Like many others around these august pages, I grew up respecting the armed forces, was the son of a veteran, and had immense respect for the dedication and sacrifice of our military. My default was that it was competent and intelligent and patriotic and understood its place within our society and our political structure. It was unique in an otherwise mediocre collection of government programs and departments and branches.
Was it perfect? Of course not; anyone who remembers the tumult of the 1960s and 1970s knows that the armed forces were not immune. But they fixed themselves, and for many years we had a professionally-run military that may have chafed at the chaos of their civilian superiors, but still did what was required of them.
But all good things must come to an end, and according to this unnamed general officer, the United States armed forces have reached that point.
We should blame President Bush, not for the decision to attack into Afghanistan following 9-11, but for his decision to “shift the goalposts” and attempt to reform Afghanistan society. That was a fool’s errand any student of history would have recognized. And yes, we should place blame on President Obama for his decision to double down on failure when he “surged” in Afghanistan, rather than to withdraw.

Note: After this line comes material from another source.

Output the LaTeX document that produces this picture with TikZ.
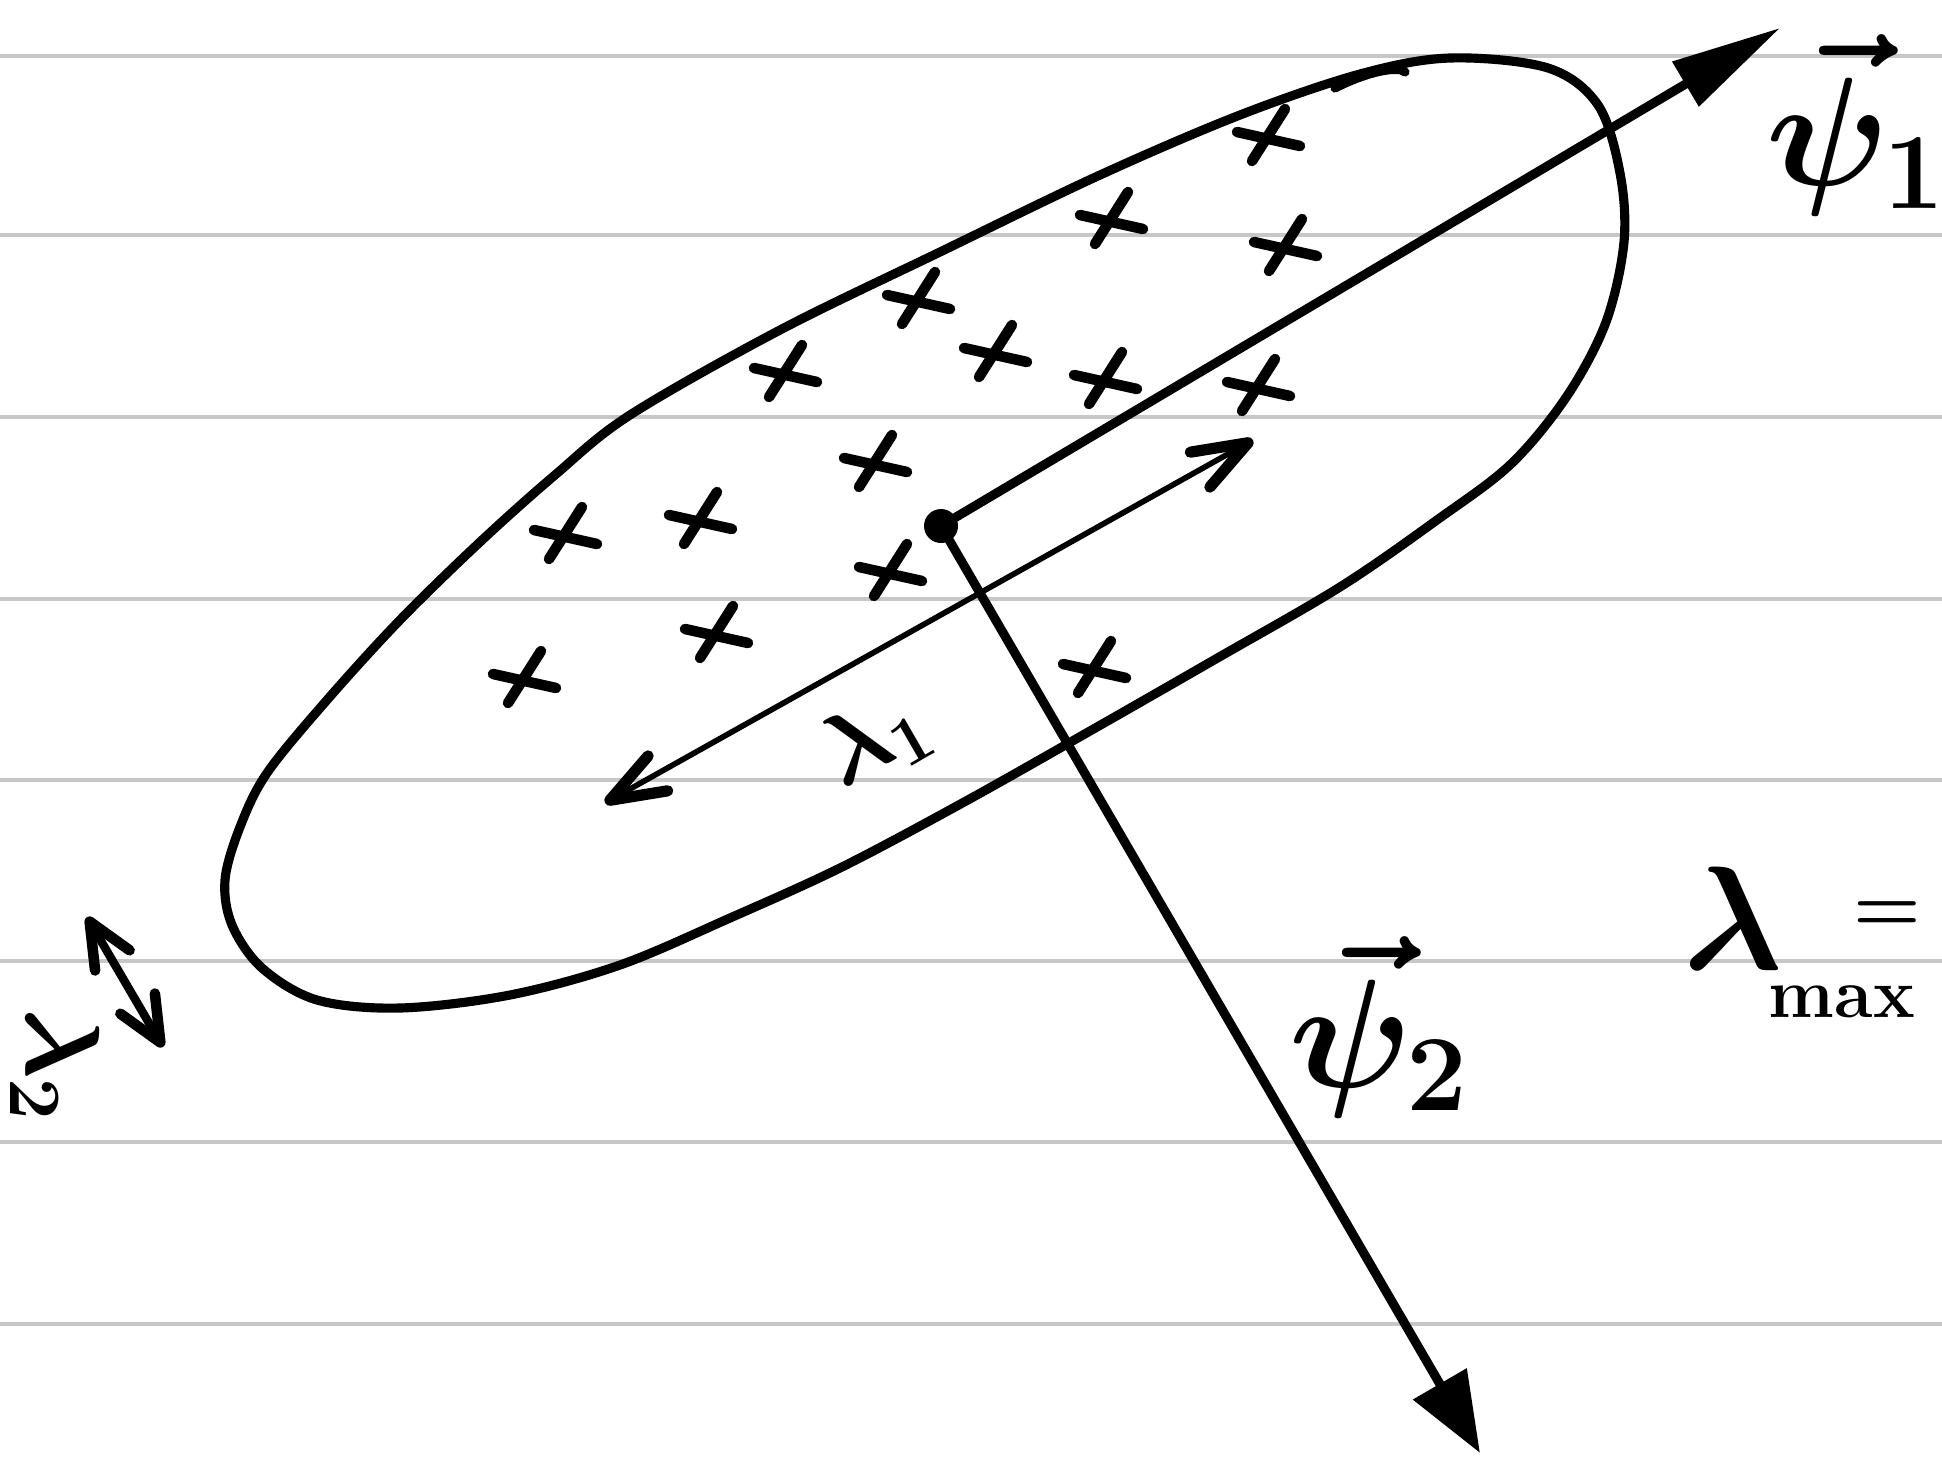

However, most of the blame belongs to the leadership of the US military, and the Army in particular. The Washington Post’s “Afghanistan Papers” detailed years of US officials failing to tell the truth about the war in Afghanistan, “making rosy pronouncements they knew to be false and hiding unmistakable evidence the war had become unwinnable.” That report was two years ago, and the stories within it began more than a decade before that. Afghanistan was, and always will be, “unwinnable”.
Our military is broken, and while that isn’t news to most of us, the damage is at the top, and it has destroyed the effectiveness of our armed forces by catastrophically changing the core principles of the military while allowing unprecedented involvement in our political process…something that is anathema to every honorable officer with a cursory knowledge of the Constitution and the UCMJ.

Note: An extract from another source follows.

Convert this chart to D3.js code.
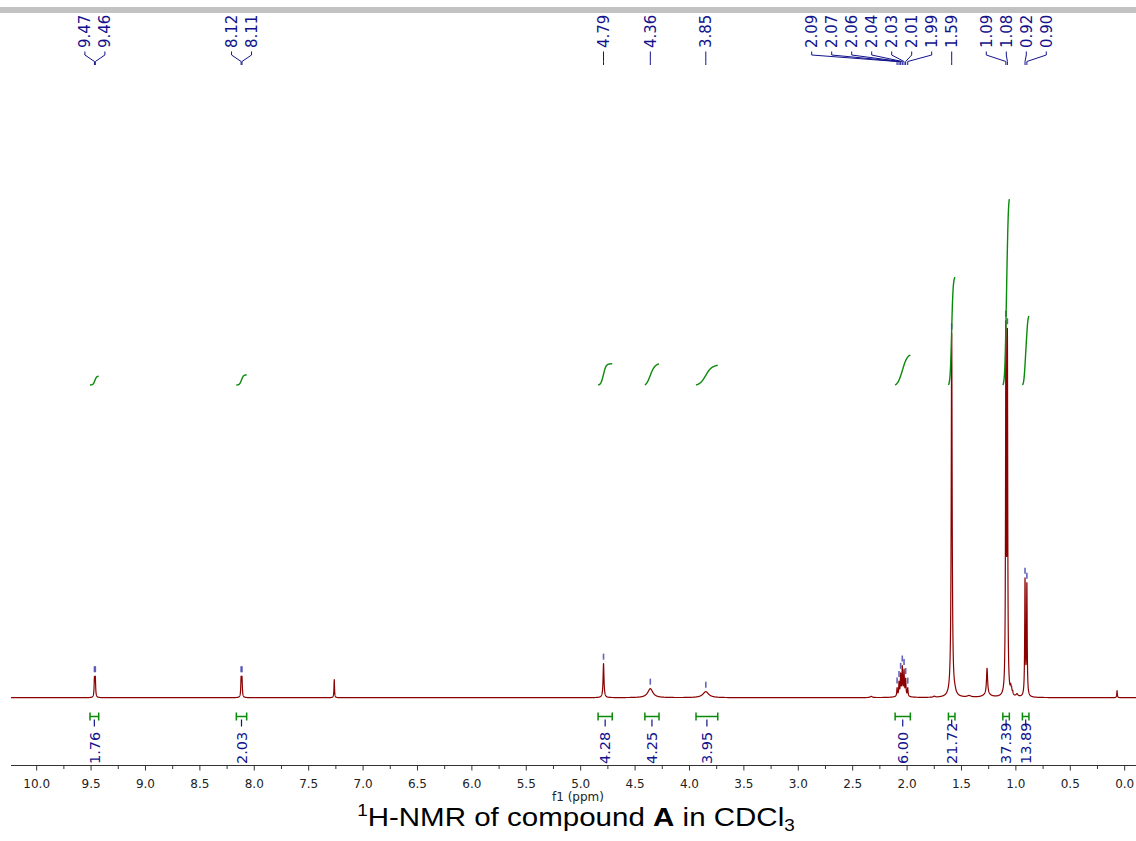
<!DOCTYPE html>
<html>
<head>
<meta charset="utf-8">
<script src="https://cdn.jsdelivr.net/npm/d3@7"></script>
<style>
  html, body { margin: 0; padding: 0; background: #ffffff; }
  svg { display: block; }
</style>
</head>
<body>
<svg id="chart" width="1136" height="841"></svg>
<script>
// ---- Spectrum lines: shift (ppm), height, half-width (ppm) ----
const linePpm    = [9.469, 9.461, 8.121, 8.113, 7.265, 4.790, 4.360, 3.850, 2.330,
                    2.092, 2.074, 2.059, 2.044, 2.028, 2.013, 1.994, 2.045, 1.750,
                    1.590, 1.590, 1.560, 1.430, 1.265, 1.265,
                    1.092, 1.078, 1.048, 1.040, 1.030, 0.990, 0.916, 0.899, 0.070];
const lineHeight = [18.5, 18.5, 18.5, 18.5, 18, 34, 9, 6, 1.2,
                    8, 13, 20, 27, 24, 16, 8, 2.5, 1,
                    361, 3, 2, 1.5, 26, 3,
                    356, 348, 6, 5, 3, 2.5, 115, 110, 7];
const lineWidth  = [0.0035, 0.0035, 0.0035, 0.0035, 0.003, 0.005, 0.028, 0.032, 0.012,
                    0.0035, 0.0035, 0.0035, 0.0035, 0.0035, 0.0035, 0.0035, 0.04, 0.01,
                    0.005, 0.03, 0.01, 0.02, 0.006, 0.04,
                    0.0035, 0.0035, 0.004, 0.004, 0.004, 0.01, 0.0035, 0.0035, 0.003];

// ---- Picked peaks (ppm) ----
const pickedPpm = [9.469, 9.461, 8.121, 8.113, 4.790, 4.360, 3.850,
                   2.092, 2.074, 2.059, 2.044, 2.028, 2.013, 1.994,
                   1.590, 1.092, 1.078, 0.916, 0.899];

// ---- Integrals: region (ppm) and normalised area ----
const integralFrom  = [9.51, 8.165, 4.84, 4.41, 3.94, 2.11, 1.62, 1.12, 0.94];
const integralTo    = [9.43, 8.07, 4.71, 4.28, 3.74, 1.97, 1.56, 1.06, 0.88];
const integralValue = [1.76, 2.03, 4.28, 4.25, 3.95, 6.00, 21.72, 37.39, 13.89];

// ---- Axis ----
const majorTicks = [10.0, 9.5, 9.0, 8.5, 8.0, 7.5, 7.0, 6.5, 6.0, 5.5, 5.0,
                    4.5, 4.0, 3.5, 3.0, 2.5, 2.0, 1.5, 1.0, 0.5, 0.0];
const minorTicks = [9.75, 9.25, 8.75, 8.25, 7.75, 7.25, 6.75, 6.25, 5.75, 5.25,
                    4.75, 4.25, 3.75, 3.25, 2.75, 2.25, 1.75, 1.25, 0.75, 0.25];
const axisLabel = "f1 (ppm)";

// ---- Styling ----
const C_SPEC = "#8b0000", C_INT = "#0a8a0a", C_TXT = "#12128c", C_MARK = "#4a4ab4";
const FONT = "'DejaVu Sans', Verdana, sans-serif";

const svg = d3.select("#chart");

const x = d3.scaleLinear().domain([10.236, -0.104]).range([11, 1136]);
const y = d3.scaleLinear().domain([0, 400]).range([697.7, 297.7]);
const yInt = d3.scaleLinear().domain([0, 40]).range([385, 385 - 40 * 4.97]);
const AXIS_Y = 765.5;

function spectrumAt(p) {
  let s = 0;
  for (let i = 0; i < linePpm.length; i++) {
    const u = (p - linePpm[i]) / lineWidth[i];
    s += lineHeight[i] / (1 + u * u);
  }
  return s;
}

// top band
svg.append("rect").attr("x", 0).attr("y", 7).attr("width", 1136).attr("height", 6)
  .attr("fill", "#c2c2c2");

// ---- spectrum trace ----
const step = 0.0005;
const nPts = Math.round((x.domain()[0] - x.domain()[1]) / step) + 1;
const trace = d3.range(nPts).map(i => {
  const p = x.domain()[0] - i * step;
  return { p, v: spectrumAt(p) };
});
svg.append("path")
  .datum(trace)
  .attr("fill", "none")
  .attr("stroke", C_SPEC)
  .attr("stroke-width", 1.2)
  .attr("stroke-linejoin", "round")
  .attr("d", d3.line().x(d => x(d.p)).y(d => y(d.v)));

// ---- peak markers ----
svg.append("g").selectAll("line").data(pickedPpm).join("line")
  .attr("x1", d => x(d)).attr("x2", d => x(d))
  .attr("y1", d => y(spectrumAt(d)) - 10)
  .attr("y2", d => y(spectrumAt(d)) - 4)
  .attr("stroke", C_MARK).attr("stroke-width", 1.6).attr("opacity", 0.85);

// ---- peak labels with de-overlap ----
const SPACING = 20;
const px = pickedPpm.map(p => x(p));
const order = d3.range(px.length).sort((a, b) => px[a] - px[b]);
const groups = [];
order.forEach(i => {
  const g = groups[groups.length - 1];
  if (g && px[i] - px[g[g.length - 1]] < SPACING) g.push(i); else groups.push([i]);
});
const labelX = new Array(px.length);
const gLeft = [], gRight = [];
groups.forEach((g, k) => {
  const c = d3.mean(g, i => px[i]);
  const left = c - (g.length - 1) * SPACING / 2;
  gLeft[k] = left; gRight[k] = left + (g.length - 1) * SPACING;
});
for (let k = groups.length - 2; k >= 0; k--) {
  const limit = gLeft[k + 1] - SPACING;
  if (gRight[k] > limit) { const d = gRight[k] - limit; gLeft[k] -= d; gRight[k] -= d; }
}
groups.forEach((g, k) => g.forEach((i, j) => { labelX[i] = gLeft[k] + j * SPACING; }));

const fmt = d3.format(".2f");
const lbl = svg.append("g");
pickedPpm.forEach((p, i) => {
  lbl.append("text")
    .attr("transform", `translate(${labelX[i]},48) rotate(-90)`)
    .attr("dy", "0.36em")
    .attr("text-anchor", "start")
    .attr("font-family", FONT).attr("font-size", 15)
    .attr("fill", C_TXT)
    .text(fmt(p));
  lbl.append("path")
    .attr("d", `M${labelX[i]},51.5 V55 L${px[i]},61.5 V65`)
    .attr("fill", "none").attr("stroke", C_TXT).attr("stroke-width", 1);
});

// ---- integrals ----
const gi = svg.append("g");
integralValue.forEach((val, k) => {
  const a = integralFrom[k], b = integralTo[k];
  const N = 80;
  const ppmS = d3.range(N).map(j => a + (b - a) * j / (N - 1));
  const vals = ppmS.map(spectrumAt);
  const cum = d3.cumsum(vals);
  const tot = cum[N - 1];
  const C = Array.from(cum, c => c / tot);
  const at = t => t <= 0 ? 0 : t >= 1 ? 1 : C[Math.round(t * (N - 1))];
  const sigma = 0.12;
  const ks = d3.range(-30, 31).map(j => j / 10 * sigma);
  const wk = ks.map(u => Math.exp(-0.5 * (u / sigma) ** 2));
  const wsum = d3.sum(wk);
  let S = d3.range(N).map(j => {
    const t = j / (N - 1);
    let s = 0;
    ks.forEach((u, m) => { s += at(t + u) * wk[m]; });
    return s / wsum;
  });
  const s0 = S[0], s1 = S[N - 1];
  S = S.map(s => (s - s0) / (s1 - s0));
  gi.append("path")
    .datum(d3.range(N))
    .attr("fill", "none").attr("stroke", C_INT).attr("stroke-width", 1.4)
    .attr("d", d3.line().curve(d3.curveMonotoneX)
      .x(j => x(ppmS[j])).y(j => yInt(val * S[j])));

  // bracket
  const x1 = x(a), x2 = x(b), cx = (x1 + x2) / 2, by = 716.5;
  gi.append("path")
    .attr("d", `M${x1},${by} H${x2} M${x1},${by - 4} V${by + 4} M${x2},${by - 4} V${by + 4}`)
    .attr("fill", "none").attr("stroke", C_INT).attr("stroke-width", 1.5);
  gi.append("line").attr("x1", cx).attr("x2", cx).attr("y1", by + 3).attr("y2", by + 10)
    .attr("stroke", C_TXT).attr("stroke-width", 1.2);
  gi.append("text")
    .attr("transform", `translate(${cx},764) rotate(-90)`)
    .attr("dy", "0.36em")
    .attr("text-anchor", "start")
    .attr("font-family", FONT).attr("font-size", 14.5)
    .attr("fill", C_TXT)
    .text(fmt(val));
});

// ---- axis ----
const ax = svg.append("g");
ax.append("line").attr("x1", 11).attr("x2", 1136).attr("y1", AXIS_Y).attr("y2", AXIS_Y)
  .attr("stroke", "#333").attr("stroke-width", 1);
ax.selectAll("line.maj").data(majorTicks).join("line").attr("class", "maj")
  .attr("x1", d => x(d)).attr("x2", d => x(d))
  .attr("y1", AXIS_Y).attr("y2", AXIS_Y + 5)
  .attr("stroke", "#333").attr("stroke-width", 1);
ax.selectAll("line.min").data(minorTicks).join("line").attr("class", "min")
  .attr("x1", d => x(d)).attr("x2", d => x(d))
  .attr("y1", AXIS_Y).attr("y2", AXIS_Y + 3.5)
  .attr("stroke", "#333").attr("stroke-width", 1);
ax.selectAll("text").data(majorTicks).join("text")
  .attr("x", d => x(d)).attr("y", 787.5)
  .attr("text-anchor", "middle")
  .attr("font-family", FONT).attr("font-size", 12).attr("fill", "#222")
  .text(d3.format(".1f"));
svg.append("text").attr("x", 578).attr("y", 801)
  .attr("text-anchor", "middle")
  .attr("font-family", FONT).attr("font-size", 12).attr("fill", "#222")
  .text(axisLabel);

// ---- title (stretched horizontally to its caption width) ----
const TITLE_CX = 576, TITLE_W = 438;
const titleG = svg.append("g");
const title = titleG.append("text")
  .attr("x", 0).attr("y", 0)
  .attr("text-anchor", "middle")
  .attr("font-family", "'Liberation Sans', Arial, sans-serif")
  .attr("font-size", 25).attr("fill", "#000");
title.append("tspan").attr("font-size", 16).attr("dy", -10).text("1");
title.append("tspan").attr("dy", 10).text("H-NMR of compound ");
title.append("tspan").attr("font-weight", "bold").text("A");
title.append("tspan").text(" in CDCl");
title.append("tspan").attr("font-size", 16).attr("dy", 5).text("3");
const bb = title.node().getBBox();
const sx = TITLE_W / bb.width;
titleG.attr("transform", `translate(${TITLE_CX - (bb.x + bb.width / 2) * sx},826) scale(${sx},1)`);
</script>
</body>
</html>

I am reminded of Eisenhower’s “In the event of failure letter” which he wrote before D-Day. He knew that he was expected to succeed, but that he was responsible regardless. There is no rational argument that can be made absolving the United States military from responsibility for the ongoing outrage in Afghanistan. Those in authority knew that the collapse was imminent and were incapable of managing a safe withdrawal for the military and all of those dependent on America; in which case they were incompetent and should be fired and held accountable. Or they did not know, in which case they were incompetent and should be fired and held accountable. Resignation is a time-honored response to orders, or lack of orders that fly in the face of duty. Acceptance of the status quo is in this case agreement with the status quo.
There is a third explanation which is unfortunately possible…that they knew what was about to occur and allowed it because that was the plan. In which case it is a criminal matter.
Regardless of the circumstances that led to the Afghanistan debacle, America has been done a disservice by its political leaders, who have allowed such chaos to reign over what was once an honorable and competent institution. As the letter suggests, we need to return to a time in which the use of the military was driven by the needs of America, not the fantasies of a globalist elite or the frantic demands of nation-building fanatics.
The lives of our servicemen are far too important to be used as pawns in a game played by people who are comfortably removed from the effects of their decisions. The honor of America is far too valuable to be squandered in the span of a few months as if it were a political tool.